In a mid-year outlook titled “From Pain to Gain”, Nuveen’s global investment committee noted the attractiveness of for-rent housing as an asset class after the cost to own increased dramatically in the first half of this year.
“We are focused on defensive areas of the market backed by strong structural trends, such as rental housing and senior living in the US, student housing in Europe and Australia and discount outlet malls in China,” said Carly Tripp, global chief investment officer and head of investments for Nuveen Real Estate.
Rental Remains Hot
International capital has continued to flow into Japan’s rental residential market as fund managers seek resilient assets amid the volatile global investing environment.
In June, Singapore-based private equity firm Q Investment Partners announced the launch of a Japan-focused multi-family fund and joint venture with Alyssa Partners after acquiring a seed portfolio of three stabilised assets with a combined value of $40 million.

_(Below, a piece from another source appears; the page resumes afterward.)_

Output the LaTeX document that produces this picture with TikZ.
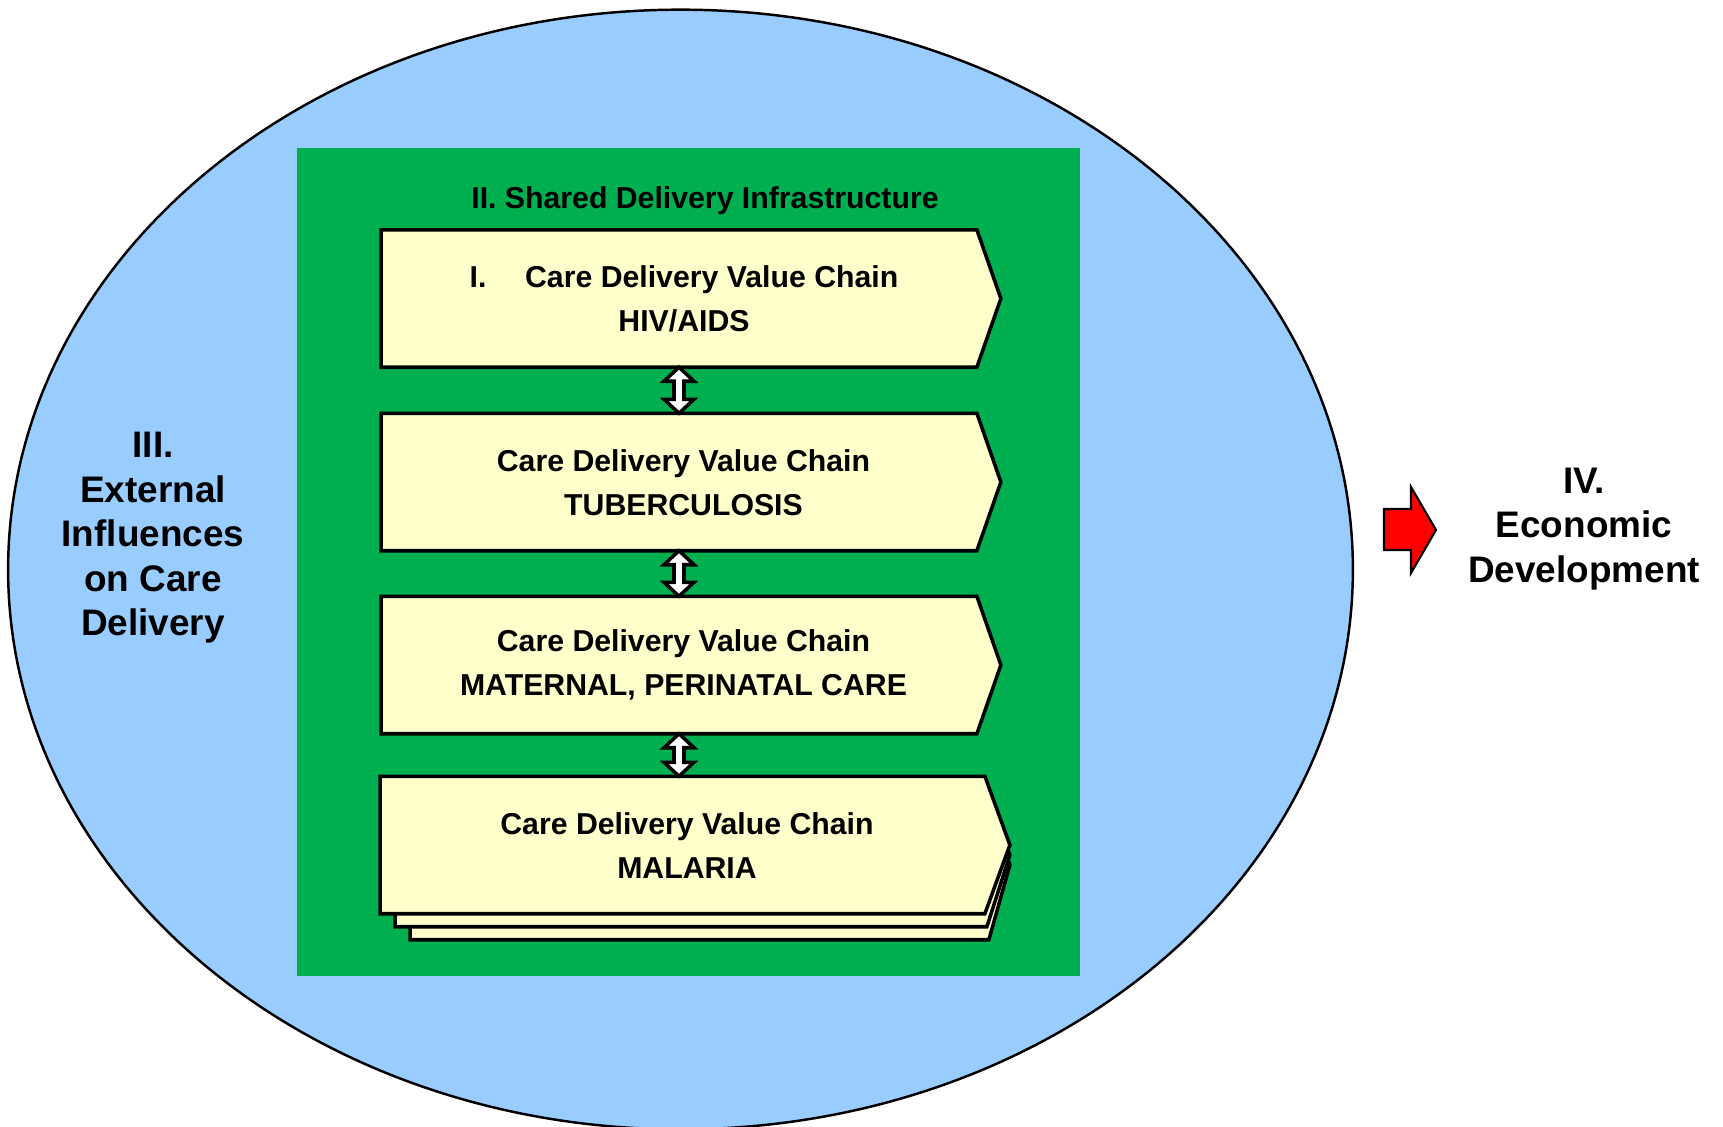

The seed properties consist of two rental apartment buildings in Nagoya and another in Osaka with a total of 207 units at 90 percent occupancy.
In late May, Alyssa revealed that it had joined forces with private equity giant Blackstone to acquire a portfolio of 19 multi-family assets across Tokyo, Osaka, Nagoya and Fukuoka. Sources familiar with the transaction said the portfolio traded at a value in excess of JPY 20 billion ($157 million).
That same month, Hong Kong’s Gaw Capital acquired a portfolio of 32 multi-family assets in Japan on behalf of a separate account belonging to the Qatar Investment Authority.